Em 2006, promovemos uma coisa inédita neste país: recebemos os catadores no Palácio do Planalto para participar da assinatura de um ato solene. Fiz isso porque achava importante mostrar que a barreira entre aqueles que puxam carroças de recicláveis na rua e a maior autoridade do país era uma barreira que podia ser quebrada. Que somos todos seres humanos, brasileiros, portadores exatamente dos mesmos direitos.

Também, desde 2003, vínhamos lançando políticas e programas para garantir direitos à população de rua, beneficiar os catadores de recicláveis e fomentar a economia baseada no reaproveitamento de resíduos sólidos.

 Quando Diogo começou a trabalhar conosco, tomou esse tema como uma missão de sua vida. E quem tem um propósito na vida não se abate, faz as coisas acontecerem. Diogo foi fundamental para botar em funcionamento, em 2010, o Programa Pró-Catador. Ajudou as cooperativas e redes de catadores a se organizarem para terem acesso a financiamentos do BNDES. Ajudou a retirar travas burocráticas dos processos. E isso resultou em centros de reciclagem, caminhões, organizações de redes de cooperativas e uma série de transformações concretas na vida dos catadores.

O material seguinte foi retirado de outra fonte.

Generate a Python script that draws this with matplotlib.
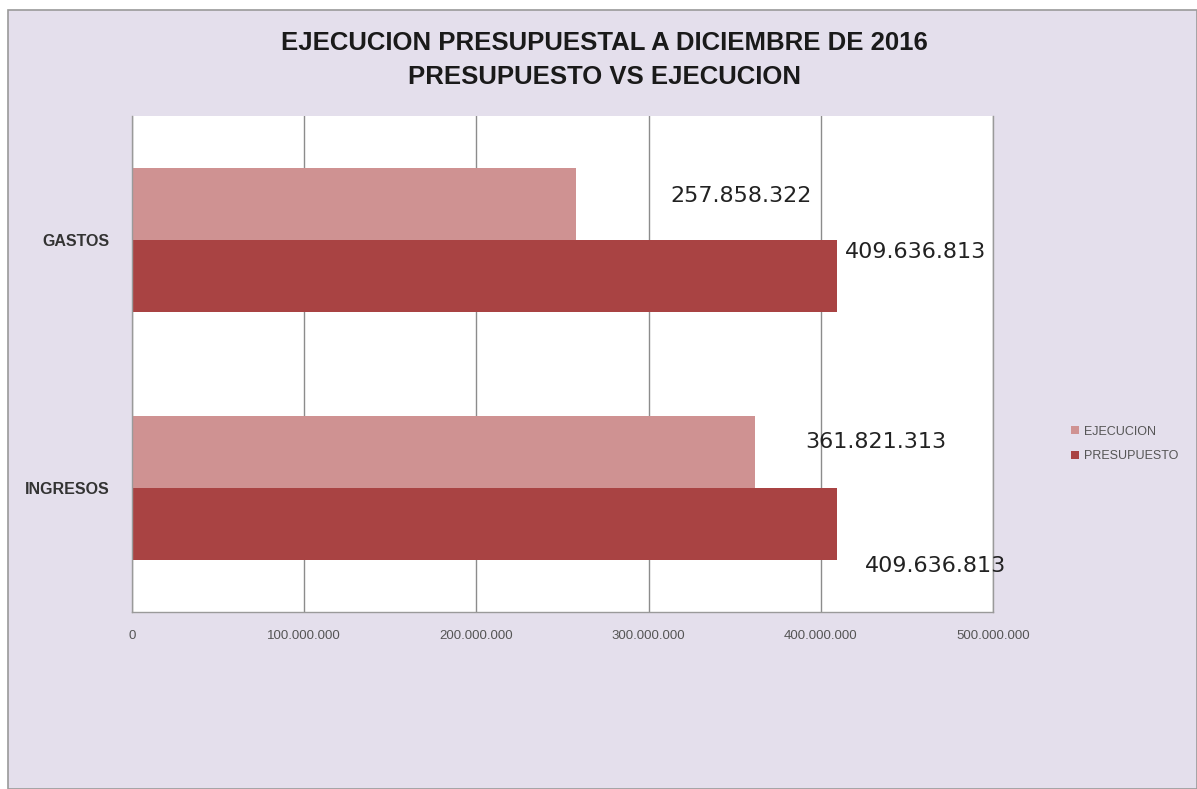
import numpy as np
import matplotlib.pyplot as plt
from matplotlib.patches import Rectangle
from matplotlib.ticker import FuncFormatter

categorias = ['INGRESOS', 'GASTOS']
ejecucion = [361821313, 257858322]
presupuesto = [409636813, 409636813]
etiquetas_ejec = ['361.821.313', '257.858.322']
etiquetas_pres = ['409.636.813', '409.636.813']

col_ejec = '#CF9292'
col_pres = '#A94343'
fondo = '#E4DFEC'
fuente = ['Liberation Sans Narrow', 'Liberation Sans', 'DejaVu Sans']

fig = plt.figure(figsize=(11.97, 7.89), dpi=100, facecolor='white')
# fondo lavanda del grafico
fig.patches.append(Rectangle((8/1197, 0), 1 - 8/1197, 1 - 10/789,
                             transform=fig.transFigure, facecolor=fondo,
                             edgecolor='#9A9A9A', linewidth=1.2, zorder=-10))

ax = fig.add_axes([132/1197, 1 - 612/789, 861/1197, 496/789])
ax.set_facecolor('white')

y = np.arange(len(categorias))
h = 0.29
b1 = ax.barh(y + h/2, ejecucion, height=h, color=col_ejec, label='EJECUCION', zorder=2)
b2 = ax.barh(y - h/2, presupuesto, height=h, color=col_pres, label='PRESUPUESTO', zorder=2)

ax.set_xlim(0, 500000000)
ax.set_ylim(-0.5, 1.5)
ax.set_xticks(np.arange(0, 500000001, 100000000))
ax.xaxis.set_major_formatter(FuncFormatter(lambda v, p: '{:,.0f}'.format(v).replace(',', '.')))
ax.set_yticks(y)
ax.set_yticklabels(categorias, fontsize=11.5, fontweight='bold', color='#333333', family=fuente)
for lab in ax.get_xticklabels():
    lab.set_fontsize(9.5)
    lab.set_color('#555555')
    lab.set_family(fuente)
ax.tick_params(axis='x', length=0, pad=13)
ax.tick_params(axis='y', length=0, pad=16)
ax.grid(axis='x', color='#8C8C8C', linewidth=1.0, zorder=1)
ax.spines['top'].set_visible(False)
for s in ['left', 'bottom', 'right']:
    ax.spines[s].set_color('#9A9A9A')
    ax.spines[s].set_linewidth(1.0)

# etiquetas de valores (desplazamientos en pixeles)
off_ejec = [(50, 10), (94, 8)]
off_pres = [(28, -42), (8, 24)]
for i in range(len(categorias)):
    ax.annotate(etiquetas_ejec[i], (ejecucion[i], y[i] + h/2), xytext=off_ejec[i],
                textcoords='offset pixels', ha='left', va='center',
                fontsize=16, color='#222222', zorder=3)
    ax.annotate(etiquetas_pres[i], (presupuesto[i], y[i] - h/2), xytext=off_pres[i],
                textcoords='offset pixels', ha='left', va='center',
                fontsize=16, color='#222222', zorder=3)

fig.text(604/1197, 1 - 43/789, 'EJECUCION PRESUPUESTAL A DICIEMBRE DE 2016',
         ha='center', va='center', fontsize=18.5, fontweight='bold', color='#1a1a1a',
         family=fuente)
fig.text(604/1197, 1 - 77/789, 'PRESUPUESTO VS EJECUCION',
         ha='center', va='center', fontsize=18.5, fontweight='bold', color='#1a1a1a',
         family=fuente)

leg = fig.legend(handles=[b1, b2], loc='center left', bbox_to_anchor=(1060/1197, 1 - 444/789),
                 frameon=False, handlelength=0.6, handleheight=0.6,
                 handletextpad=0.4, labelspacing=1.0,
                 prop={'family': fuente, 'size': 9})
for t in leg.get_texts():
    t.set_color('#555555')

plt.savefig('out.png', dpi=100, facecolor=fig.get_facecolor())
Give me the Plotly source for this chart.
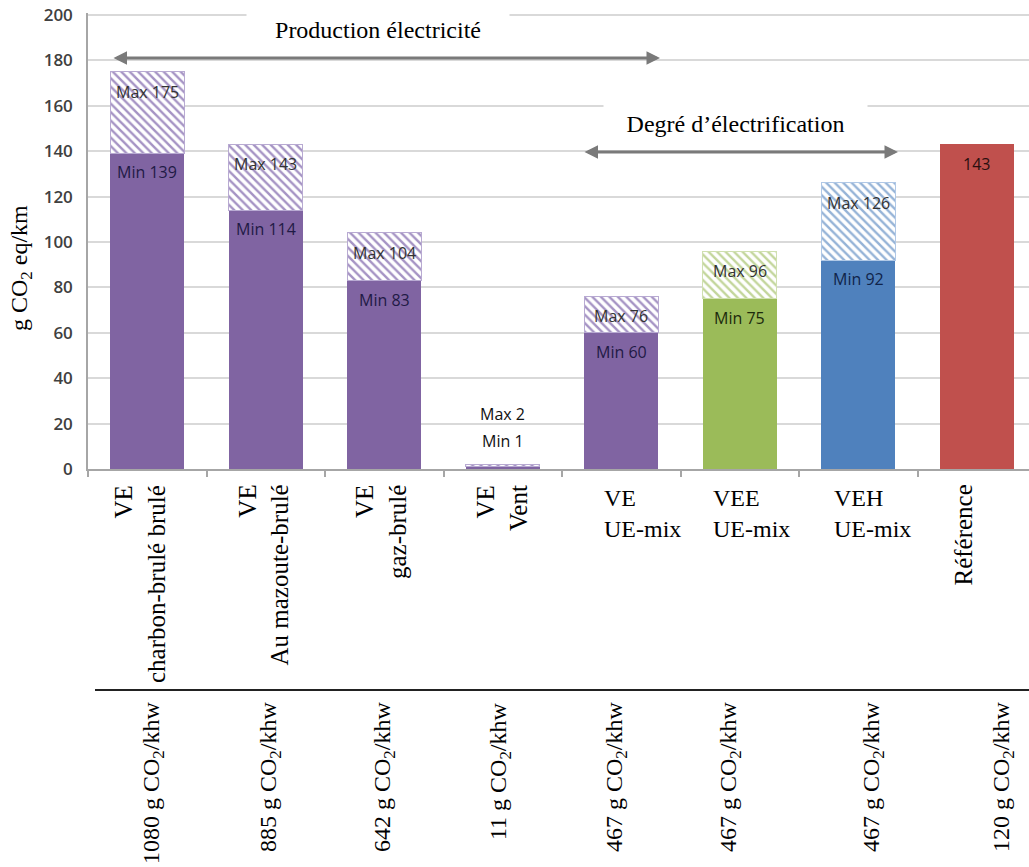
import plotly.graph_objects as go

# ---- data -------------------------------------------------------------
categories = ["VE charbon", "VE mazoute", "VE gaz", "VE vent",
              "VE UE-mix", "VEE UE-mix", "VEH UE-mix", "Référence"]
min_values = [139, 114, 83, 1, 60, 75, 92, 143]
max_values = [175, 143, 104, 2, 76, 96, 126, 143]
category_labels = ["VE<br>charbon-brulé brulé", "VE<br>Au mazoute-brulé",
                   "VE<br>gaz-brulé", "VE<br>Vent", "VE<br>UE-mix",
                   "VEE<br>UE-mix", "VEH<br>UE-mix", "Référence"]
intensity_labels = ["1080 g CO<sub>2</sub>/khw", "885 g CO<sub>2</sub>/khw",
                    "642 g CO<sub>2</sub>/khw", "11 g CO<sub>2</sub>/khw",
                    "467 g CO<sub>2</sub>/khw", "467 g CO<sub>2</sub>/khw",
                    "467 g CO<sub>2</sub>/khw", "120 g CO<sub>2</sub>/khw"]

# ---- styling ----------------------------------------------------------
PURPLE, GREEN, BLUE, RED = "#8064A2", "#9BBB59", "#4F81BD", "#C0504D"
solid_colors = [PURPLE] * 5 + [GREEN, BLUE, RED]
hatch_colors = ["#a593c4"] * 5 + ["#c3d69b", "#95b3d7", RED]
hatch_edges = ["#b8aad2"] * 5 + ["#d0e0b0", "#b0c8e6", RED]
min_text_colors = ["#1f1a45"] * 5 + ["#1d2a0c", "#10244a", "#2a0f0f"]

SERIF = "Liberation Serif"
SANS = "Open Sans"

# plot area geometry (pixels); the value axis runs slightly past 200 so
# that the 200 gridline is drawn inside the plot area
W, H = 1029, 867
L, R, T, B = 88, 0, 13, 398
PW, PH = W - L - R, H - T - B
X_RANGE = [-0.5, 7.44]
Y_TOP = 200 * PH / (H - B - 15)
Y_RANGE = [0, Y_TOP]


def x_at(px):
    """x-axis (category index) value at a given page pixel column."""
    return X_RANGE[0] + (px - L) / PW * (X_RANGE[1] - X_RANGE[0])


def paper_y(py):
    """paper y-fraction at a given page pixel row."""
    return (H - B - py) / PH


def y_at(py):
    return Y_TOP * paper_y(py)


fig = go.Figure()

fig.add_trace(go.Bar(
    x=categories, y=min_values,
    marker=dict(color=solid_colors, line=dict(width=0)),
    hoverinfo="skip", showlegend=False,
))
fig.add_trace(go.Bar(
    x=categories, y=[mx - mn for mn, mx in zip(min_values, max_values)],
    marker=dict(
        color="white",
        line=dict(color=hatch_edges, width=1),
        pattern=dict(shape="\\", fgcolor=hatch_colors, bgcolor="white",
                     size=6, solidity=0.4, fillmode="replace"),
    ),
    hoverinfo="skip", showlegend=False,
))

annotations = []

# value labels on the bars
LAB = 16
for i, (mn, mx) in enumerate(zip(min_values, max_values)):
    lab_font = dict(family=SANS, size=LAB, color=min_text_colors[i])
    if mx == mn:
        annotations.append(dict(x=i, y=mn, xref="x", yref="y", text=str(mn),
                                showarrow=False, yanchor="top", yshift=-7,
                                font=lab_font))
        continue
    if mn < 10:
        annotations.append(dict(x=i, y=mx, xref="x", yref="y", text=f"Min {mn}",
                                showarrow=False, yanchor="bottom", yshift=10,
                                font=dict(family=SANS, size=LAB, color="#111")))
        annotations.append(dict(x=i, y=mx, xref="x", yref="y", text=f"Max {mx}",
                                showarrow=False, yanchor="bottom", yshift=37,
                                font=dict(family=SANS, size=LAB, color="#111")))
        continue
    annotations.append(dict(x=i, y=mn, xref="x", yref="y", text=f"Min {mn}",
                            showarrow=False, yanchor="top", yshift=-6,
                            font=lab_font))
    annotations.append(dict(x=i, y=mx, xref="x", yref="y", text=f"Max {mx}",
                            showarrow=False, yanchor="top", yshift=-7,
                            font=dict(family=SANS, size=LAB, color="#333333")))

# category labels under the axis
rot_label_px = {0: 140, 1: 263, 2: 381, 3: 502, 7: 963}
flat_label_px = {4: 602, 5: 711, 6: 832}
for i, txt in enumerate(category_labels):
    if i in rot_label_px:
        annotations.append(dict(x=x_at(rot_label_px[i]), y=paper_y(483),
                                xref="x", yref="paper", text=txt, textangle=-90,
                                align="right", xanchor="center", yanchor="top",
                                showarrow=False,
                                font=dict(family=SERIF, size=25, color="black")))
    else:
        annotations.append(dict(x=x_at(flat_label_px[i]), y=paper_y(483),
                                xref="x", yref="paper", text=txt,
                                align="left", xanchor="left", yanchor="top",
                                showarrow=False,
                                font=dict(family=SERIF, size=24, color="black")))

# emission intensity row
intensity_px = [153, 270, 384, 500, 616, 730, 873, 1003]
for px, txt in zip(intensity_px, intensity_labels):
    annotations.append(dict(x=x_at(px), y=paper_y(700), xref="x", yref="paper",
                            text=txt, textangle=-90, xanchor="center",
                            yanchor="top", showarrow=False,
                            font=dict(family=SERIF, size=24, color="black")))

# double-headed arrows with their captions
for (x0, x1, py) in [(112, 660, 58), (583, 898, 152)]:
    annotations.append(dict(x=x_at(x1), y=y_at(py), ax=x_at(x0), ay=y_at(py),
                            xref="x", yref="y", axref="x", ayref="y", text="",
                            showarrow=True, arrowhead=2, arrowside="end+start",
                            arrowsize=0.9, arrowwidth=3, arrowcolor="#7a7a7a",
                            standoff=0, startstandoff=0))

for (txt, cx, cy, bw) in [("Production électricité", 378, 30, 260),
                          ("Degré d’électrification", 735, 124, 261)]:
    annotations.append(dict(x=x_at(cx), y=y_at(cy), xref="x", yref="y",
                            text=txt, showarrow=False, bgcolor="white",
                            width=bw, height=40, xanchor="center",
                            yanchor="middle",
                            font=dict(family=SERIF, size=24, color="black")))

# y-axis title
annotations.append(dict(x=(21 - L) / PW, y=paper_y(268), xref="paper",
                        yref="paper", text="g CO<sub>2</sub> eq/km",
                        textangle=-90, showarrow=False, xanchor="center",
                        yanchor="middle",
                        font=dict(family=SERIF, size=24, color="black")))

fig.update_layout(
    width=W, height=H,
    margin=dict(l=L, r=R, t=T, b=B, pad=0),
    paper_bgcolor="white", plot_bgcolor="white",
    barmode="stack", bargap=0.375,
    annotations=annotations,
    shapes=[dict(type="line", xref="paper", yref="paper",
                 x0=(95 - L) / PW, x1=1.0, y0=paper_y(690), y1=paper_y(690),
                 line=dict(color="#222222", width=2))],
    xaxis=dict(range=X_RANGE, showticklabels=False, showgrid=False,
               showline=True, linecolor="#a6a6a6", linewidth=1.5,
               ticks="outside", tickson="boundaries", ticklen=6,
               tickcolor="#a6a6a6", tickwidth=1.5, zeroline=False),
    yaxis=dict(range=Y_RANGE, tick0=0, dtick=20, showgrid=True,
               gridcolor="#d9d9d9", gridwidth=1.5, showline=True,
               linecolor="#a6a6a6", linewidth=1.5, zeroline=False, ticks="",
               ticklabelstandoff=10,
               tickfont=dict(family=SANS, size=17, color="#404040",
                             weight=600)),
)

fig.write_html("out.html")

Infelizmente, Diogo se foi muito cedo, muito jovem. E é até difícil imaginar o quanto mais ele estaria fazendo hoje.

Sua luta, contudo, ainda gera frutos. E continuará gerando.

Sua luta está viva nas mãos da Aline Souza, a catadora de recicláveis que tantas vezes se reuniu com Diogo e que me entregou a faixa presidencial em 1º de janeiro de 2023.

Sua luta está viva em cada jovem que consegue acesso a uma boa escola, a uma universidade, a um emprego.

É por isso que digo que o Brasil precisa de mais gente como o Diogo. Digo isso não como um lamento. Mas como uma esperança de que, ao seguirmos dando aos nossos jovens as oportunidades que lhes são de direito, estamos também dando ao Brasil a oportunidade de gerar muitos outros Diogos de Sant’Ana.

*Luiz Inácio Lula da Silva é Presidente da República.

Referência


Camilo Vannuchi. A alegria é uma responsabilidade política: a ginga, a audácia e  a urgência de Diogo de Sant´Ana. Fundação Perseu Abramo; Autonomia Literária, 2023. 264 p.